Bluestone also took an academic role in field, publishing the New York Attorney Malpractice Report from 2002-2004.  He started the “New York Attorney Malpractice Blog” in 2004, where he has published more than 4500 entries.

Mr. Bluestone has written 38 scholarly peer-reviewed articles concerning legal malpractice, many in the Outside Counsel column of the New York Law Journal. He has appeared as an Expert witness in multiple legal malpractice litigations.

Mr. Bluestone is an adjunct professor of law at St. John’s University College of Law, teaching Legal Malpractice.  Mr. Bluestone has argued legal malpractice cases in the Second Circuit, in the New York State Court of Appeals, each of the four New York Appellate Divisions, in all four of  the U.S. District Courts of New York and in Supreme Courts all over the state.  He has also been admitted pro haec vice in the states of Connecticut, New Jersey and Florida and was formally admitted to the US District Court of Connecticut and to its Bankruptcy Court all for legal malpractice matters. He has been retained by U.S. Trustees in legal malpractice cases from Bankruptcy Courts, and has represented municipalities, insurance companies, hedge funds, communications companies and international manufacturing firms. Mr. Bluestone regularly lectures in CLEs on legal malpractice.

Based upon his professional experience Bluestone was named a Diplomate and was Board Certified by the American Board of Professional Liability Attorneys in 2008 in Legal Malpractice. He remains Board Certified.  He was admitted to The Best Lawyers in America from 2012-2019.  He has been featured in Who’s Who in Law since 1993.

In the last years, Mr. Bluestone has been featured for two particularly noteworthy legal malpractice cases.  The first was a settlement of an $11.9 million dollar default legal malpractice case of Yeo v. Kasowitz, Benson, Torres & Friedman which was reported in the NYLJ on August 15, 2016. Most recently, Mr. Bluestone obtained a rare plaintiff’s verdict in a legal malpractice case on behalf of the City of White Plains v. Joseph Maria, reported in the NYLJ on February 14, 2017. It was the sole legal malpractice jury verdict in the State of New York for 2017.

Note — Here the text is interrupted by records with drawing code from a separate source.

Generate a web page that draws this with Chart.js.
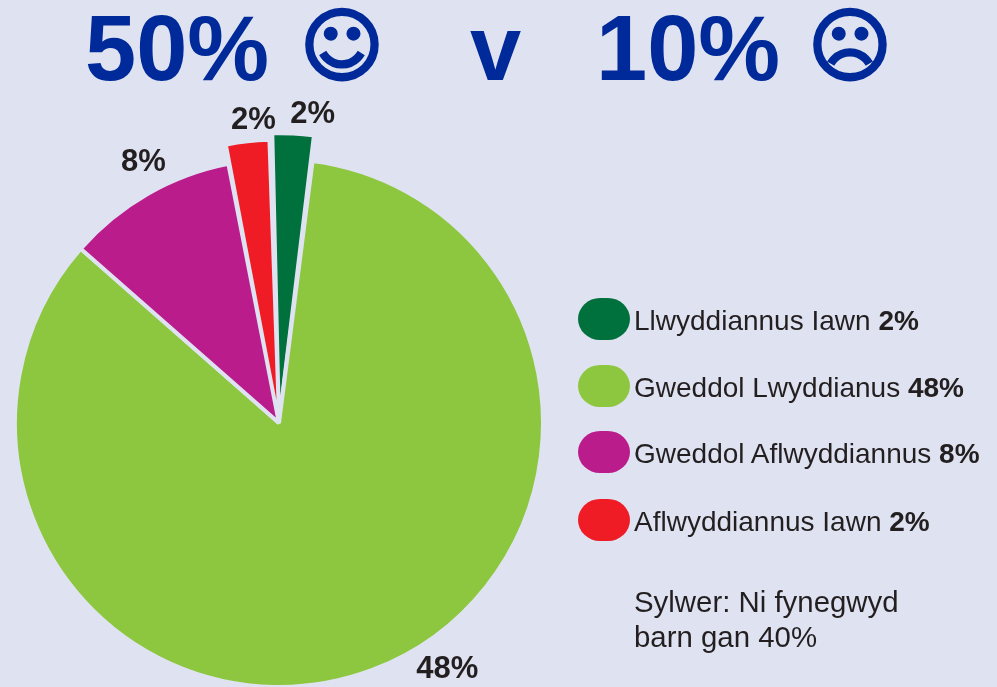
<!DOCTYPE html>
<html>
<head>
<meta charset="utf-8">
<title>50% v 10%</title>
<script src="https://cdn.jsdelivr.net/npm/chart.js@4"></script>
<style>
    html, body { margin: 0; padding: 0; background: #dfe3f1; overflow: hidden; }
    #page { position: relative; width: 997px; height: 687px; font-family: "Liberation Sans", Arial, sans-serif; color: #231f20; }
    #grafico { position: absolute; left: 0; top: 0; }
    .titulo { position: absolute; top: -4px; font-size: 92px; line-height: 104px; font-weight: bold; color: #00299a; white-space: nowrap; }
    .cara { position: absolute; top: -6px; font-family: "DejaVu Sans"; font-size: 80.5px; line-height: 104px; font-weight: normal; color: #00299a; -webkit-text-stroke: 3px #00299a; }
    .fila { position: absolute; left: 634px; font-size: 28px; line-height: 30px; white-space: nowrap; }
    .muestra { position: absolute; left: -56px; top: -8px; width: 52px; height: 42px; border-radius: 22px / 21px; }
    #nota { position: absolute; left: 634px; top: 584px; font-size: 29.4px; line-height: 35px; white-space: nowrap; }
</style>
</head>
<body>
<div id="page">
    <canvas id="grafico" width="997" height="687"></canvas>
    <div class="titulo" style="left:85px">50%</div>
    <div class="cara" style="left:300px">&#9786;</div>
    <div class="titulo" style="left:470px">v</div>
    <div class="titulo" style="left:596px">10%</div>
    <div class="cara" style="left:808px">&#9785;</div>
    <div id="leyenda"></div>
    <div id="nota">Sylwer: Ni fynegwyd<br>barn gan 40%</div>
</div>
<script>
// Categorias y etiquetas tal como aparecen impresas
const categorias = ['Llwyddiannus Iawn', 'Gweddol Lwyddianus', 'Gweddol Aflwyddiannus', 'Aflwyddiannus Iawn'];
const porcentajes = [2, 48, 8, 2];
// Tamano de cada porcion (% del circulo); no sigue exactamente las etiquetas
const porciones = [2.5, 84.45, 10.45, 2.6];
const colores = ['#00703c', '#8dc63f', '#bb1c8c', '#ef1c25'];

// Porciones separadas del centro (Chart.js desplaza la mitad de este valor)
const separacion = [54, 0, 0, 40];
const bordes = [2, 4, 4, 2];
// Ajuste de cada etiqueta respecto al borde de su porcion
const ajusteEtiquetas = [[19.5, -17.5], [75, -1], [-4, -32], [6, -20]];
const filasLeyenda = [306, 373, 439, 507];

// Leyenda
const leyenda = document.getElementById('leyenda');
categorias.forEach(function(nombre, i) {
    const fila = document.createElement('div');
    fila.className = 'fila';
    fila.style.top = filasLeyenda[i] + 'px';
    fila.innerHTML = '<span class="muestra" style="background:' + colores[i] + '"></span>' + nombre + ' <b>' + porcentajes[i] + '%</b>';
    leyenda.appendChild(fila);
});

// Etiquetas junto a cada porcion
const etiquetasPlugin = {
    id: 'etiquetas',
    afterDatasetsDraw(chart) {
        const ctx = chart.ctx;
        ctx.save();
        ctx.font = 'bold 31px "Liberation Sans"';
        ctx.fillStyle = '#231f20';
        ctx.textAlign = 'center';
        ctx.textBaseline = 'middle';
        chart.getDatasetMeta(0).data.forEach(function(arco, i) {
            const medio = (arco.startAngle + arco.endAngle) / 2;
            const r = arco.outerRadius + separacion[i] / 2;
            const x = arco.x + Math.cos(medio) * r + ajusteEtiquetas[i][0];
            const y = arco.y + Math.sin(medio) * r + ajusteEtiquetas[i][1];
            ctx.fillText(porcentajes[i] + '%', x, y);
        });
        ctx.restore();
    }
};

new Chart(document.getElementById('grafico').getContext('2d'), {
    type: 'pie',
    data: {
        labels: categorias,
        datasets: [{
            data: porciones,
            backgroundColor: colores,
            borderColor: '#dfe3f1',
            borderWidth: bordes,
            offset: separacion,
            rotation: -1.7
        }]
    },
    options: {
        responsive: false,
        animation: false,
        radius: 264,
        layout: { padding: { left: 0, right: 439, top: 159, bottom: 0 } },
        plugins: { legend: { display: false }, tooltip: { enabled: false } }
    },
    plugins: [etiquetasPlugin]
});
</script>
</body>
</html>
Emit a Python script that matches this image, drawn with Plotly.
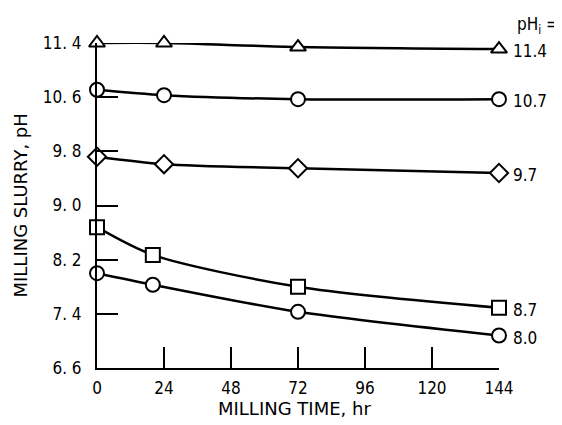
import plotly.graph_objects as go

time_hr = [0, 24, 72, 144]
time_hr_low = [0, 20, 72, 144]

ph_114 = [11.40, 11.40, 11.34, 11.31]
ph_107 = [10.71, 10.63, 10.57, 10.57]
ph_97 = [9.72, 9.61, 9.55, 9.48]
ph_87 = [8.68, 8.27, 7.80, 7.49]
ph_80 = [8.00, 7.83, 7.43, 7.08]

labels = ["11.4", "10.7", "9.7", "8.7", "8.0"]
symbols = ["triangle-up", "circle", "diamond", "square", "circle"]
xs = [time_hr, time_hr, time_hr, time_hr_low, time_hr_low]
ys = [ph_114, ph_107, ph_97, ph_87, ph_80]

x_ticks = [0, 24, 48, 72, 96, 120, 144]
y_ticks = [6.6, 7.4, 8.2, 9.0, 9.8, 10.6, 11.4]
y_ticktext = ["6. 6", "7. 4", "8. 2", "9. 0", "9. 8", "10. 6", "11. 4"]

TFONT = "DejaVu Sans Condensed"
LFONT = "DejaVu Sans"

fig = go.Figure()
for x, y, s, lab in zip(xs, ys, symbols, labels):
    fig.add_trace(go.Scatter(
        x=x, y=y, mode="lines+markers",
        line=dict(color="black", width=2.5, shape="spline", smoothing=0.8),
        marker=dict(symbol=s, size=14, color="white",
                    line=dict(color="black", width=2)),
        cliponaxis=False, showlegend=False, name=lab,
    ))
    fig.add_annotation(x=x[-1], y=y[-1], xref="x", yref="y", text=lab,
                       showarrow=False, xanchor="left", xshift=12, yshift=-2,
                       font=dict(family=TFONT, size=17, color="black"))

fig.add_annotation(x=1.0, y=1.0, xref="paper", yref="paper",
                   text="pH<sub>i</sub> =", showarrow=False,
                   xanchor="left", yanchor="middle", xshift=16, yshift=18,
                   font=dict(family=TFONT, size=17, color="black"))

fig.add_annotation(x=0.4925, y=0, xref="paper", yref="paper",
                   text="MILLING TIME, hr", showarrow=False,
                   xanchor="center", yanchor="middle", yshift=-40,
                   font=dict(family=LFONT, size=18, color="black"))
fig.add_annotation(x=0, y=0.5, xref="paper", yref="paper",
                   text="MILLING SLURRY, pH", showarrow=False, textangle=-90,
                   xanchor="center", yanchor="middle", xshift=-77,
                   font=dict(family=LFONT, size=18, color="black"))

fig.update_xaxes(range=[0, 144], tickvals=x_ticks, ticks="inside", ticklen=21,
                 tickwidth=2, tickcolor="black", showline=True, linecolor="black",
                 linewidth=2, showgrid=False, zeroline=False, automargin=False,
                 ticklabelstandoff=4,
                 tickfont=dict(family=TFONT, size=17, color="black"))
fig.update_yaxes(range=[6.6, 11.4], tickvals=y_ticks, ticktext=y_ticktext,
                 ticks="inside", ticklen=21, tickwidth=2, tickcolor="black",
                 showline=True, linecolor="black", linewidth=2, showgrid=False,
                 zeroline=False, automargin=False, ticklabelstandoff=10,
                 tickfont=dict(family=TFONT, size=17, color="black"))

# page body has an 8px default margin; size the figure to fit the window
fig.update_layout(width=554, height=417, margin=dict(l=89, r=63, t=35, b=57),
                  paper_bgcolor="white", plot_bgcolor="white")

fig.write_html("out.html")
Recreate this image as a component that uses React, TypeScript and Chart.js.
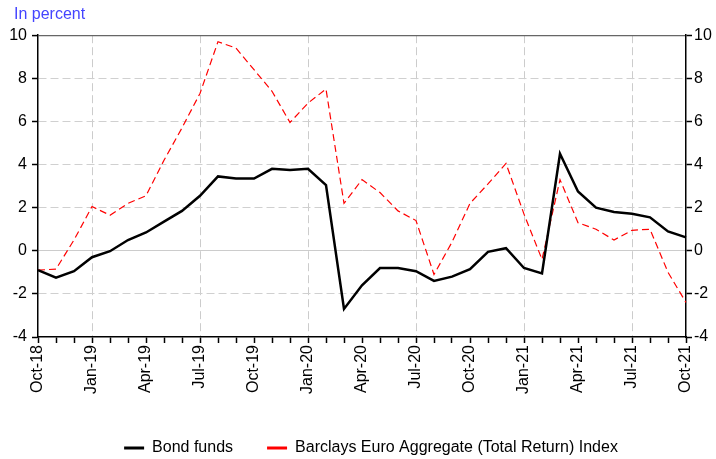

Bluestone has been at the forefront of the development of legal malpractice principles and has contributed case law decisions, writing and lecturing which have been recognized by his peers.  He is regularly mentioned in academic writing, and his past cases are often cited in current legal malpractice decisions. He is recognized for his ample writings on Judiciary Law § 487, a 850 year old statute deriving from England which relates to attorney deceit.